Doğayı, kenti, tarihi, insanların yaşam alanlarını talan edenlerin karşısında.

Şimdi…

Gezi davasında delilsiz, hukuksuz verilen 18 yıl hapisle Silivri Cezaevi’nde.

Onun avukat cübbesini her zaman bir süper kahramanın pelerinine benzetmişimdir.

Bilirim; bunları yüzüne söylesem utanır, yanakları kızarız. Eliyle hızlı hızlı sakallarını sonra kafasını kaşır, gözlerini kaçırır. ‘Hocam’ diyerek konuyu değiştirir, gözlerindeki çocuksu ışıltıyla coşkuyla başka mevzular konuşur.

Israr ederim; yine de Soma’daki duruşmada yumruğunu masaya vurup elini nasıl kırdığını anlatmaz. Aladağ’daki yurt yangınında kızlarını kaybetmiş ailelerin yoksul köylerinde fotoğraflarını internette görürüm. Soma’da ona sarılmış bir çocukla görüntüsü Twitter’da düşer önüme. Çorlu’da bir anne omzuna başını koyup gözyaşlarını akıtır. Berkin’in ailesinin elini tutar.

***

Her duruşmadan sonra adliye önünde Can Atalay, açgözlü patronların kurbanı işçilerin sesi olur. Adaletsizliği haykırır…

Duruşmalarda olanları anlatmaya kelimeler yetmez.

Can tutuklandıktan sonra o duruşma tutanaklarını okuyorum. Tarihe düşen bir not her kelimesi. Can ve arkadaşları on binlerce sayfalık dava dosyaları içinden bütün çıplaklığıyla sermayenin barbarlığını anlatıyor.

Faillerin savunmalarında ne kadar benziyor kötülük birbirine. Hepsi iktidar taktiklerinin kopyası. Uydurma sabotaj senaryolarıyla aklanmaya çalışıyorlar.

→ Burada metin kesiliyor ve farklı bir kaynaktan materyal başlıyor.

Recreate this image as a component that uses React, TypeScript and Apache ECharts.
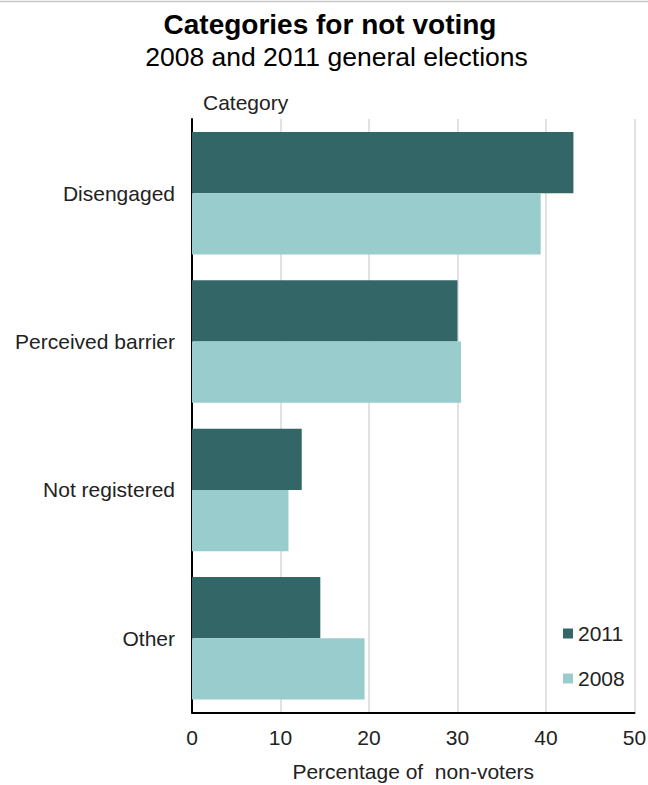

Soma’da işçileri ölümüne çalıştırarak madenin üretimini 2.5 kat artıran açgözlü patron Can Gürkan, kaçış tünelleri, elektrik tesisatının yenilenmesi, gaz maskeleri için parasına kıyamamıştı. Duruşmada ise teröristlerin madeni sabote ettiğini anlattı, yetmedi ‘Fethullah’ın cinleri yaptı’ iddiasıyla duruşmalar aylarca uzadı.

19 Aralık 2016’da duruşmada Can Gürkan konuşuyor:

“Her tarafı bu olayın terör örgütü dolmuş bizim karşımızda. Ee ben şimdi bu kadar terör örgütü gelecek benim polisimi öldürecek sivilimi öldürecek bize saldıracak. Ondan sonra bir anda bu örgütler çıkacaklar şey olacaklar hak savunucusu, biz de düşman.”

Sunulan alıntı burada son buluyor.